Option 2 is more interesting and more realistic. In a real squad, different roles make different decisions.
Still To Discuss
- Exact utility evaluation functions and their granularity
- How agents perceive the battlefield (imperfect information, detection mechanics)
- Team coordination mechanics (do agents communicate? Share information?)
- How to validate that agent behavior “looks human” (qualitative review of replays, reasoning about expected behavior, trial and error)
- Whether to layer RL or other ML techniques on top of the utility system later
Development Sequence (Revised)
Phase 1: Rules in Roll Hub (Now → Near-Term)
- Begin implementing the game system as Roll Hub campaign templates (mods + actions)
- Start with the character model: attributes (1-5), skills (0-5), derived stats
- Get the declarative templates working so characters compute correctly
- Keep the existing TypeScript engine — focus on getting the rules right, not performance
Phase 2: Combat Resolution
- Implement the cone-based attack resolution as an action (or set of actions)
- Implement the wound generation pipeline
- Implement the channel-based action economy
- Full geometric spatial model
- Design visibility mechanics
Phase 3: Simulation Layer
- Add headless/sim mode to the engine (strip transport layer)
- Implement utility-based AI agents
- Build the dense statistical report generator
- CLI interface for running sims
- Replay capability for qualitative review
Phase 4: Strategy Evolution
- Implement genetic algorithm for evolving strategy weight vectors
- Build scenario library
- Run large-scale simulations, analyze results
- Use AI agent (LLM) to summarize reports and generate insights
Phase 5: Roll Hub Integration
- Integrate simulation into Roll Hub UI
- Scenario setup via the map editor
- “Run Simulation” button with configurable parameters
- Results displayed in-app with AI-generated summaries
- GM encounter design workflow
Phase 6: Performance Optimization (When Needed)
- Profile the engine, identify bottlenecks
- Rewrite engine core in Rust with embedded JS VM
- WASM target for Node.js / browser
- Native target for maximum sim speed
- Auto-generated TypeScript types for frontend
Open Questions
- What’s the right granularity for the utility evaluation functions?
- How do fog of war / visibility mechanics affect agent decision-making? (See Visibility & Fog of War)
- Can we make the utility factors themselves data-driven (defined in YAML)?
- How do we validate that simulated agent behavior “looks human”? (Qualitative replay review + reasoning about expected behavior)
- What does the dense statistical report contain?

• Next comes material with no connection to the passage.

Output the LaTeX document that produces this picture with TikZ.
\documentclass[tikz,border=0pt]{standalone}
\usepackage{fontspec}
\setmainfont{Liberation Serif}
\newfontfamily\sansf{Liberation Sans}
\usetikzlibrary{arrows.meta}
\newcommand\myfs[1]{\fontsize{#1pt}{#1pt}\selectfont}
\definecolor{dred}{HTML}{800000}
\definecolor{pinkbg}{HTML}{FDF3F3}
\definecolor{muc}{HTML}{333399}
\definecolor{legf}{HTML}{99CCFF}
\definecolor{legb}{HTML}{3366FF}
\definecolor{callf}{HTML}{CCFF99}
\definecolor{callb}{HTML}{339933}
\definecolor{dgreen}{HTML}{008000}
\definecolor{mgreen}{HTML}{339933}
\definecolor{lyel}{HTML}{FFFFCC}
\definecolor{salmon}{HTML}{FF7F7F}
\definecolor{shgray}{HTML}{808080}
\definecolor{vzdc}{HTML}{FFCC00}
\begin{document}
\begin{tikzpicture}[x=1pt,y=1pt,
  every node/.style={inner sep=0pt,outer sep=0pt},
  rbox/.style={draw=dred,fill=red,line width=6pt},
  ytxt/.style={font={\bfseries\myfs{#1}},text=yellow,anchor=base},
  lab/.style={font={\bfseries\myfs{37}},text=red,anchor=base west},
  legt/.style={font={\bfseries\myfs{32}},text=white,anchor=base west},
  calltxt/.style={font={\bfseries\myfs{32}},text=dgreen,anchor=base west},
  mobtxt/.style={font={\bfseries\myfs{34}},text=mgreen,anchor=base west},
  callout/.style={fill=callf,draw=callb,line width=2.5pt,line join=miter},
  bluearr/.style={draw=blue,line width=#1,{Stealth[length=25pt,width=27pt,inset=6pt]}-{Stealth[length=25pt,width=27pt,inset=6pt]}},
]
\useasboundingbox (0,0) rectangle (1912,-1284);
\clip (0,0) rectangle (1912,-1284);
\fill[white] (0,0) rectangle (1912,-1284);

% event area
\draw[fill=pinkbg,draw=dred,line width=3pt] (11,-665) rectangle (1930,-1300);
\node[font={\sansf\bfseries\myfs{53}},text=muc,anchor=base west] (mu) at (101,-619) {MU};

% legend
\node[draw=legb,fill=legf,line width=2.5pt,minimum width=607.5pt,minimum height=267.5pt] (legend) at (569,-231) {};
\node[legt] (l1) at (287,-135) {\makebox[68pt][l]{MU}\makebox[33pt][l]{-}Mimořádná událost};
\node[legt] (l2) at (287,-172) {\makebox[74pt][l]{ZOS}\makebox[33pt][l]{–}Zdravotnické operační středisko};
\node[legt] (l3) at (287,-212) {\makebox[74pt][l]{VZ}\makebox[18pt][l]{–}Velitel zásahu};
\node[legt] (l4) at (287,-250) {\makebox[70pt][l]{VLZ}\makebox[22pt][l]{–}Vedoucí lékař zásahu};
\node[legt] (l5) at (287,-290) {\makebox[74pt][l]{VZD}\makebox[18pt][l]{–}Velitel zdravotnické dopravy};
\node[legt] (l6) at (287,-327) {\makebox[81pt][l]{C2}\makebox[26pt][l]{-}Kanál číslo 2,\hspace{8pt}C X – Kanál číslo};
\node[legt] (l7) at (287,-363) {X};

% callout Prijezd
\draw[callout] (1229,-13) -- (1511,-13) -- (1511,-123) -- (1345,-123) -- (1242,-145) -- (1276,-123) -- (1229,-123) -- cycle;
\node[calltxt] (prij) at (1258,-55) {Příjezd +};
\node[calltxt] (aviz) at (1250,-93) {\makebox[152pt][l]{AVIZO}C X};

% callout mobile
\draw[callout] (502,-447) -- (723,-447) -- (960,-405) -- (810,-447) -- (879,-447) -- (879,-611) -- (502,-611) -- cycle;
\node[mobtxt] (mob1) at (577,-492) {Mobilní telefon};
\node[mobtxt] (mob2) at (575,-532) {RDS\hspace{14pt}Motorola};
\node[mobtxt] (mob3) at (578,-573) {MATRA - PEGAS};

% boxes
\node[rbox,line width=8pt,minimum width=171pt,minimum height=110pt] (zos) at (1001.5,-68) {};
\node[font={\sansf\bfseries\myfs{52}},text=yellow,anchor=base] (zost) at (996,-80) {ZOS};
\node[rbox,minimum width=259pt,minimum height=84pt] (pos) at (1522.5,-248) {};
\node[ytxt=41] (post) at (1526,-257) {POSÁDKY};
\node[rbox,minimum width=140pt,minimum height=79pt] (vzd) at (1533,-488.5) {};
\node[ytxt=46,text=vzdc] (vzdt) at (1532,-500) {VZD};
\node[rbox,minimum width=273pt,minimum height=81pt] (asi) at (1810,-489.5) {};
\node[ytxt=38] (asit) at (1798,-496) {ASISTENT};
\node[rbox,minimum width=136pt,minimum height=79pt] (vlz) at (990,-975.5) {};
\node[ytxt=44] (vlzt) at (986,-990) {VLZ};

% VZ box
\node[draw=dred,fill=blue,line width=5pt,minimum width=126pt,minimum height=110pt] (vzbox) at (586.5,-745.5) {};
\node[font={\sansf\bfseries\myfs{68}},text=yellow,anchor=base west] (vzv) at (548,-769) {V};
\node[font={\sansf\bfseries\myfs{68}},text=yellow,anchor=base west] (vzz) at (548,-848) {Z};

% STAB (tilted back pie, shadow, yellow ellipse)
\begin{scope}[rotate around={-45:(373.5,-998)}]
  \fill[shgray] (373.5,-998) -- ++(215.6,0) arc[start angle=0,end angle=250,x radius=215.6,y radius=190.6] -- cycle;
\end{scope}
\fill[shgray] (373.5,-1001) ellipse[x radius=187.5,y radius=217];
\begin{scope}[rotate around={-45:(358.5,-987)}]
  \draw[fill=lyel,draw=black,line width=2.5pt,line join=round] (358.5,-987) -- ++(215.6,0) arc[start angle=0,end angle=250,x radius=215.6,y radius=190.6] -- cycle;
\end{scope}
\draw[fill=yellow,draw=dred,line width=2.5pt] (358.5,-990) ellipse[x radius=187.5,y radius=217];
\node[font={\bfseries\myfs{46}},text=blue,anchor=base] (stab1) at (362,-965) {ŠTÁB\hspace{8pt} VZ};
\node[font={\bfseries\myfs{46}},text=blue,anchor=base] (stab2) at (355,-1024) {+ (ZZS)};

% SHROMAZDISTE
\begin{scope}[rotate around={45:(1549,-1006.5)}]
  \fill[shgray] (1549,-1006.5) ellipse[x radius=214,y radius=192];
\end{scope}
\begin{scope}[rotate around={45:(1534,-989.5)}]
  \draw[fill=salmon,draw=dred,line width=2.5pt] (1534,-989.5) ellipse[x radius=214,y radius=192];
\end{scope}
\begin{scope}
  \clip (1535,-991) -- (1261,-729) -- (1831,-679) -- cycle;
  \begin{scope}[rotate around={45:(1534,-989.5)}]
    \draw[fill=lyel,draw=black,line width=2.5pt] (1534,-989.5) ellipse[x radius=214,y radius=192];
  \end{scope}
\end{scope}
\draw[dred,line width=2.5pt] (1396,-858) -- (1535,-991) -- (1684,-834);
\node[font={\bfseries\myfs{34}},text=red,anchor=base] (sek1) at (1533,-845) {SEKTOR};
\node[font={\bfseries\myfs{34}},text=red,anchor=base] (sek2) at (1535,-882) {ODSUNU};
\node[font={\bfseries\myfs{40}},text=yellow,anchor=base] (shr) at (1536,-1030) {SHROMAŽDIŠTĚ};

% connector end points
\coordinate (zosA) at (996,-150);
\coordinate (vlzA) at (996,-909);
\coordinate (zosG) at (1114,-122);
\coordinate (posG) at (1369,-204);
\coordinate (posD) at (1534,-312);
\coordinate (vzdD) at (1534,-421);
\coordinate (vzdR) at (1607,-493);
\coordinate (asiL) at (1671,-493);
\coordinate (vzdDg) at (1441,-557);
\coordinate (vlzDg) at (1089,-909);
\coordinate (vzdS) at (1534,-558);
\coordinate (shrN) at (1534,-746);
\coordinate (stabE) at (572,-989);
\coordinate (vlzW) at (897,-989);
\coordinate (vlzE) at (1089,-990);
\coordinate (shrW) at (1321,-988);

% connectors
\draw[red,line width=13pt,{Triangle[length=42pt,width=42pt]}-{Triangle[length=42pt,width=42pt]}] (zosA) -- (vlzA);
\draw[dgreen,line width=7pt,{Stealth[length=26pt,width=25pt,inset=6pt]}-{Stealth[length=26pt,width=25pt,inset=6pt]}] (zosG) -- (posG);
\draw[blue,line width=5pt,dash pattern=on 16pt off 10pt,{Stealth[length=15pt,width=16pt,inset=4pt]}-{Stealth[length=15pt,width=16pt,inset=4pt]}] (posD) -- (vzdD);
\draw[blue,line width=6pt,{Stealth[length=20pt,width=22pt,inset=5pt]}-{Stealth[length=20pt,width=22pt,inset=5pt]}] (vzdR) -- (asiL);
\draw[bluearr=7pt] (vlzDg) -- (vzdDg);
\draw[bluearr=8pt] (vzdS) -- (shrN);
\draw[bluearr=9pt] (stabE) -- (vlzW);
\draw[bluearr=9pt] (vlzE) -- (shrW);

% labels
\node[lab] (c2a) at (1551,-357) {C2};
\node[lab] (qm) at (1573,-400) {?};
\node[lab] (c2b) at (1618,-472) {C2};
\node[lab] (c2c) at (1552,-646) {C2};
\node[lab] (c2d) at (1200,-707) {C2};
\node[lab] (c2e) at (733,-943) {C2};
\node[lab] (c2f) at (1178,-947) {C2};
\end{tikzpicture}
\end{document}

What metrics matter most?
- How does the LLM agent integration work technically? (API call with report as context? Built into CLI?)
- What’s the migration path from current ActionScript to JS VM?

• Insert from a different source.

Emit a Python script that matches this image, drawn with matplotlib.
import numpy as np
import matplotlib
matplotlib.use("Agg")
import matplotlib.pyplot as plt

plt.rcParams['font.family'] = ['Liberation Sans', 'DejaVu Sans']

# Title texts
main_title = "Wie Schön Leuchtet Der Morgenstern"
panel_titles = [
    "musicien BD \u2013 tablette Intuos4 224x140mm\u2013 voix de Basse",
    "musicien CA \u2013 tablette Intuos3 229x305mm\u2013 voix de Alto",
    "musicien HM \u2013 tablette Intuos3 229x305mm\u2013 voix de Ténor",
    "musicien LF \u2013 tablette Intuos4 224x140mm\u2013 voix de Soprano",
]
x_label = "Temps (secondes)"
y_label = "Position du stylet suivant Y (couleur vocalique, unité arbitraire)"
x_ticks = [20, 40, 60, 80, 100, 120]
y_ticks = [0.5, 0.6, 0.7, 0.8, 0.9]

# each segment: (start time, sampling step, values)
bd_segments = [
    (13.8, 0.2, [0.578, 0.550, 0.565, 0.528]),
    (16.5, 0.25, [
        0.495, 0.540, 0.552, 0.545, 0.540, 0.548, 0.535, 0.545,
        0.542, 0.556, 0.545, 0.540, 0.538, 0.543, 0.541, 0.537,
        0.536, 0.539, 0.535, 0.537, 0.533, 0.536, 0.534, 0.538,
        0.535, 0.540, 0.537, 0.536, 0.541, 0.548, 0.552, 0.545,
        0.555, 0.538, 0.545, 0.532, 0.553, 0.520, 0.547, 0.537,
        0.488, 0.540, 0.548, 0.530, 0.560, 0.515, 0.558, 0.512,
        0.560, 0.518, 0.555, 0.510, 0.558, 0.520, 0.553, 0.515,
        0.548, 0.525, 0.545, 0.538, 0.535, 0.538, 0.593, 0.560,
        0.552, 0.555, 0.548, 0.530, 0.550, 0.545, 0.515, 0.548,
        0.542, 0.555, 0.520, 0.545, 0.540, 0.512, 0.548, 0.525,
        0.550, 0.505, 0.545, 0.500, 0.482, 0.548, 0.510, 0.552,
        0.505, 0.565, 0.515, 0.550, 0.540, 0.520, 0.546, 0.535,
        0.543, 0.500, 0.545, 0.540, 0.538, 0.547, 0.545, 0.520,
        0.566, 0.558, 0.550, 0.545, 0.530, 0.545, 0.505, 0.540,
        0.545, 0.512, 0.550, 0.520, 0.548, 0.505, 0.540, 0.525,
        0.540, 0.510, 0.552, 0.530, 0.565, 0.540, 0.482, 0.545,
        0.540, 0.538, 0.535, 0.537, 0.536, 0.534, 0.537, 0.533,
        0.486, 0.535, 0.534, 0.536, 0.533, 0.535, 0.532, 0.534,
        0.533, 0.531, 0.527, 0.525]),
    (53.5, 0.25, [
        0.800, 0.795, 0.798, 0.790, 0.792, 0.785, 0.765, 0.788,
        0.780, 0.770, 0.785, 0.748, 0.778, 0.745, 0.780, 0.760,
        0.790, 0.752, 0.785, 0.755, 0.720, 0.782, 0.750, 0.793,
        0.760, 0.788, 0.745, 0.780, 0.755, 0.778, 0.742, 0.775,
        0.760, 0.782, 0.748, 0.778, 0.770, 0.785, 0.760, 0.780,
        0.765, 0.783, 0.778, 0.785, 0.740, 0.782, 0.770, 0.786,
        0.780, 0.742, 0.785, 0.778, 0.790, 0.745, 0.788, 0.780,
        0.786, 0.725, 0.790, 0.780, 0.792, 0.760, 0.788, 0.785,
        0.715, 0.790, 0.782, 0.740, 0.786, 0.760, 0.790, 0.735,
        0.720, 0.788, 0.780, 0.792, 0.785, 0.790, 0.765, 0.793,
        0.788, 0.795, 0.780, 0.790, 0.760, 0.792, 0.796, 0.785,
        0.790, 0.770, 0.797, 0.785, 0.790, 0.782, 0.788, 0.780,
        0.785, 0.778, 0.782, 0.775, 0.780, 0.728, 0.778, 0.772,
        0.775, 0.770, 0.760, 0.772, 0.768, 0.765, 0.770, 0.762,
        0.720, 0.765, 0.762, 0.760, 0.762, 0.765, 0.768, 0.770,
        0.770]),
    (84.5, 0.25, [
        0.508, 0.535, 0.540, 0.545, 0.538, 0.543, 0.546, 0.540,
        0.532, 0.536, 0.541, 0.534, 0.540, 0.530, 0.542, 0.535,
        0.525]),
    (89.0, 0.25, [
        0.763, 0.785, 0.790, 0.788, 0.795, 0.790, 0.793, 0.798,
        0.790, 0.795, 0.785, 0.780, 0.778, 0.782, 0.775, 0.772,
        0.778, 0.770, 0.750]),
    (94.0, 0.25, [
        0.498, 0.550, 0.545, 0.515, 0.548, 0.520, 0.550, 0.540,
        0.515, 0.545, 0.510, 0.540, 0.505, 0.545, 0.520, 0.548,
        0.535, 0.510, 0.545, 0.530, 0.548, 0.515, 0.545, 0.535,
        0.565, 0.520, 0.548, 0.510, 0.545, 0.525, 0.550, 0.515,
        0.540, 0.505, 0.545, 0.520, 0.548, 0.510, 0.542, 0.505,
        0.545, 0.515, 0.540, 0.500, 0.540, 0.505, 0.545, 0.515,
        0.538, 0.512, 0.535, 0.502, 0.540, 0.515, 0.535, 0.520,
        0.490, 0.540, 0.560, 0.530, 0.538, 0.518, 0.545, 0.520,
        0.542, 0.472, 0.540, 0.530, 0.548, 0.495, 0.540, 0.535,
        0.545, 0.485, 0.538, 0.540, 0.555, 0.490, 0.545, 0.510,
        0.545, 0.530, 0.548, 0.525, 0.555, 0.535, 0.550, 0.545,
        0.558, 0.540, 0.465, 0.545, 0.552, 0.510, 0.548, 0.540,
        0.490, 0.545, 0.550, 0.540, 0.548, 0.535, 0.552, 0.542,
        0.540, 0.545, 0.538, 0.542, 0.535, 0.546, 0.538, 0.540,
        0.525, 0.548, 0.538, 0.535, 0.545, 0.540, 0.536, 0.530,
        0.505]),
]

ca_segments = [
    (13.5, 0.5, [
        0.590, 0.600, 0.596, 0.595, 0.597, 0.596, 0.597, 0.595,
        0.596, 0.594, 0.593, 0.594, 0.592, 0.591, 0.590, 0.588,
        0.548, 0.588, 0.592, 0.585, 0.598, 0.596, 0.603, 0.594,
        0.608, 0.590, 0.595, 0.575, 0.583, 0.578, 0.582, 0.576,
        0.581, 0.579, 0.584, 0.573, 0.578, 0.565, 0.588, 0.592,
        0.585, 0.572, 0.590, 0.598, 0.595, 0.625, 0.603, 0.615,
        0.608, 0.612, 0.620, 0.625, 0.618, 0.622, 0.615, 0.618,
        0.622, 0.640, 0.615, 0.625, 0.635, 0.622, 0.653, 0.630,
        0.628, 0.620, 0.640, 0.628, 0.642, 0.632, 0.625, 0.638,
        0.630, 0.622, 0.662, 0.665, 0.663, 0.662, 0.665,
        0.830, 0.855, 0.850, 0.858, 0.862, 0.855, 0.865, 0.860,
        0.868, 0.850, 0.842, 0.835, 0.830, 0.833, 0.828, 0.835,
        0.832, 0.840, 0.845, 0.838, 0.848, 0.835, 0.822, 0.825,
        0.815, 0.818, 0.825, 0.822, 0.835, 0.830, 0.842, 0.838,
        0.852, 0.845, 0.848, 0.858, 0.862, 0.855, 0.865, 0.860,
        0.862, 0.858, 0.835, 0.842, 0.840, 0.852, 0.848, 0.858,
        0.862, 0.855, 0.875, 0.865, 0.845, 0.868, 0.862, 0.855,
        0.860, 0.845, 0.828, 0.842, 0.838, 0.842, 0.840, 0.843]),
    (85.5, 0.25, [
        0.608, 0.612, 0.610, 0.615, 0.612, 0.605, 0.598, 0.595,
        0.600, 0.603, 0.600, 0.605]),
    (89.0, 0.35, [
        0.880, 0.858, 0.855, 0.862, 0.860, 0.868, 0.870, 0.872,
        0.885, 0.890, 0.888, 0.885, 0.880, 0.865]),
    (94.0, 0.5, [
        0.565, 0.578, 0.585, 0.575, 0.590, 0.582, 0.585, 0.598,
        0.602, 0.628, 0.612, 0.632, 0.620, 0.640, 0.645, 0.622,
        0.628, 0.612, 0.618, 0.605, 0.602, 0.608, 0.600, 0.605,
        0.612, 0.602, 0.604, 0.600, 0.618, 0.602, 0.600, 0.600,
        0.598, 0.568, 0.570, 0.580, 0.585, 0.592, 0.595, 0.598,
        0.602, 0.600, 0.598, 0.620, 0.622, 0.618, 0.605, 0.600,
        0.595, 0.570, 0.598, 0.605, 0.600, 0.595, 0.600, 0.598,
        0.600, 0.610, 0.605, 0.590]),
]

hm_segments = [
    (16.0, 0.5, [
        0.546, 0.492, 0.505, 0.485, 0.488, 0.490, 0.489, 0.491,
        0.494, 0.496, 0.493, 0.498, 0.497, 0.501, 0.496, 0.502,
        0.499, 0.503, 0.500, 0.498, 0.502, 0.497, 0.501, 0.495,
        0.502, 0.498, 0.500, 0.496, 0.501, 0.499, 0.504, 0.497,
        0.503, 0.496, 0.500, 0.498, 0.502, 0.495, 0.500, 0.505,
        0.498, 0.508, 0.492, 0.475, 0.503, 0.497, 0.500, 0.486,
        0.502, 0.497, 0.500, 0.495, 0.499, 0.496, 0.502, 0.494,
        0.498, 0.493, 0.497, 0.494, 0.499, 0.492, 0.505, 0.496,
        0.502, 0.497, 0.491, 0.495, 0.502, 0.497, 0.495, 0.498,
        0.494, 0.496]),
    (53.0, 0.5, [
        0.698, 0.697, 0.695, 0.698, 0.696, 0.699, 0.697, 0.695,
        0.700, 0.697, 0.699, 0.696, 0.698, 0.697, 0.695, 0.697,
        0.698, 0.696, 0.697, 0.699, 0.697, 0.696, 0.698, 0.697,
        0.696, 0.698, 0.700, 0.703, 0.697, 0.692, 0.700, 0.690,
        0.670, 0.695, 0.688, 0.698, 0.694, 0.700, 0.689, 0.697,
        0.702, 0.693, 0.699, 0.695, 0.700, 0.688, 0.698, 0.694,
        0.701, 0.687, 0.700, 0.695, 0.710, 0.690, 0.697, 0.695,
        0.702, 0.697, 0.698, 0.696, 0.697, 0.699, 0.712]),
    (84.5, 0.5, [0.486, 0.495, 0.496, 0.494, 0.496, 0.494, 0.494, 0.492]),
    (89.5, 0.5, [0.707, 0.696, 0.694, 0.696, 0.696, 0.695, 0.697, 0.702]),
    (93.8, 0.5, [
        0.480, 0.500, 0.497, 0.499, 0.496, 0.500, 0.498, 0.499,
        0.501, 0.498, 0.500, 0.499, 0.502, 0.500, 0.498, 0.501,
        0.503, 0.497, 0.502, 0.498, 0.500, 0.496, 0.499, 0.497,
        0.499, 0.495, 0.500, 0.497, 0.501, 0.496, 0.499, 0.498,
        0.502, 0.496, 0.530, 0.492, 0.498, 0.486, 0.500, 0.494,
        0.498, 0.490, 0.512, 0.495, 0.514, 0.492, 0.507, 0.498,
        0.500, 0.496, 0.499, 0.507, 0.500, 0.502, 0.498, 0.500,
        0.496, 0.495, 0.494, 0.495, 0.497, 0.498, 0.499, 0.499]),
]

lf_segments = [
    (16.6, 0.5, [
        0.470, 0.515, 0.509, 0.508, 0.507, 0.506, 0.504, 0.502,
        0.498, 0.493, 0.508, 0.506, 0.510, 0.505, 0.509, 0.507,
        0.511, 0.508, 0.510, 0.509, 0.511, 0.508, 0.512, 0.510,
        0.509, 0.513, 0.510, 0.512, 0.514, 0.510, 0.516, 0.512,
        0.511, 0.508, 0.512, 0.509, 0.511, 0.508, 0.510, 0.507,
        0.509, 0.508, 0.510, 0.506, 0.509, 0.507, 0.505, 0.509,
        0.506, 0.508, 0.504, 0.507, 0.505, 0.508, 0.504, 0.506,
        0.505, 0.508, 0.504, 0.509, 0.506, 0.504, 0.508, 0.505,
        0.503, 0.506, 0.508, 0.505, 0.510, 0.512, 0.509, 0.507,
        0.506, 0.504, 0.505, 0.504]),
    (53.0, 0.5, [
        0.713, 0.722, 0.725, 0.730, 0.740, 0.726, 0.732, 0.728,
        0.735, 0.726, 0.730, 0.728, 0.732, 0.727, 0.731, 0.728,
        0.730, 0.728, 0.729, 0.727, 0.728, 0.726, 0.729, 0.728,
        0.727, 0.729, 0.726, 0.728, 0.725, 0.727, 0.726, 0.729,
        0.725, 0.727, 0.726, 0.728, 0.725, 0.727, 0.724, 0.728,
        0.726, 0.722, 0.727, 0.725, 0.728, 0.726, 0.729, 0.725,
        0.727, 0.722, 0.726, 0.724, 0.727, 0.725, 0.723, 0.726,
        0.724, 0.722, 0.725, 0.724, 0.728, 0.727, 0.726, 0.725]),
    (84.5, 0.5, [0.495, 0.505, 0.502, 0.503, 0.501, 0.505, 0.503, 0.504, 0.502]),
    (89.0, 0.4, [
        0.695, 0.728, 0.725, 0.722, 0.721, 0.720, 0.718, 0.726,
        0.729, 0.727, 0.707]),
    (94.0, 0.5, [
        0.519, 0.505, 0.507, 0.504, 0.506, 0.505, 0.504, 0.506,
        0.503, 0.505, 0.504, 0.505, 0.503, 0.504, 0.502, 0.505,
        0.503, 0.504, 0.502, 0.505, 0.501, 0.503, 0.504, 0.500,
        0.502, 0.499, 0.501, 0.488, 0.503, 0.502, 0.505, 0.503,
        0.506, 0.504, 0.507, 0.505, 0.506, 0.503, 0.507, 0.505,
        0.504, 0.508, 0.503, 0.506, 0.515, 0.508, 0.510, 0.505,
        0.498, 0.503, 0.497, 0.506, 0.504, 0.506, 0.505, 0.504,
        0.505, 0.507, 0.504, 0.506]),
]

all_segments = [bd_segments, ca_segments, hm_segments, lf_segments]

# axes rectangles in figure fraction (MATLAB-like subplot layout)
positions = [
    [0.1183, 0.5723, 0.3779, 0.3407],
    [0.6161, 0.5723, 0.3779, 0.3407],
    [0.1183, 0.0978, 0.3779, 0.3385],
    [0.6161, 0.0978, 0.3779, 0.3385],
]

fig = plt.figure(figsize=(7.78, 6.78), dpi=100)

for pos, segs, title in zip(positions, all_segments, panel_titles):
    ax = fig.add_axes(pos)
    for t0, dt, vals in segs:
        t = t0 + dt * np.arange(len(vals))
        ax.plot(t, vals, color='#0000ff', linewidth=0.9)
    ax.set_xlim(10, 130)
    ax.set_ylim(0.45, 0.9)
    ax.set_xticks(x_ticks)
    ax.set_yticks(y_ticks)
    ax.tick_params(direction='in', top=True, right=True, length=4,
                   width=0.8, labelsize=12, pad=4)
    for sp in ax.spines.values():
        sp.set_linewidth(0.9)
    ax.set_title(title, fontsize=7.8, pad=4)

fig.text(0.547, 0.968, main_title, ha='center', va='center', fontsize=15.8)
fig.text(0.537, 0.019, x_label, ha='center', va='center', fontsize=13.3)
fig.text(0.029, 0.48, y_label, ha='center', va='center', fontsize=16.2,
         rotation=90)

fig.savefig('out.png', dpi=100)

Relationship to Other Docs
- Game Design Document — The philosophy and mechanics being simulated
- Combat Mechanics Working Doc — Detailed combat rules
- Attack Resolution — The geometric cone model
- Wound System — Pools + structural damage
- Action Economy — Channel-based concurrency
- Reactions — Defensive reactions + overwatch
- Sim Report — Output from the v1 Python sim
- Character Sheets — Reference characters
- System Name Candidates — What are we calling this thing?
This document will evolve as we figure out what we’re actually building.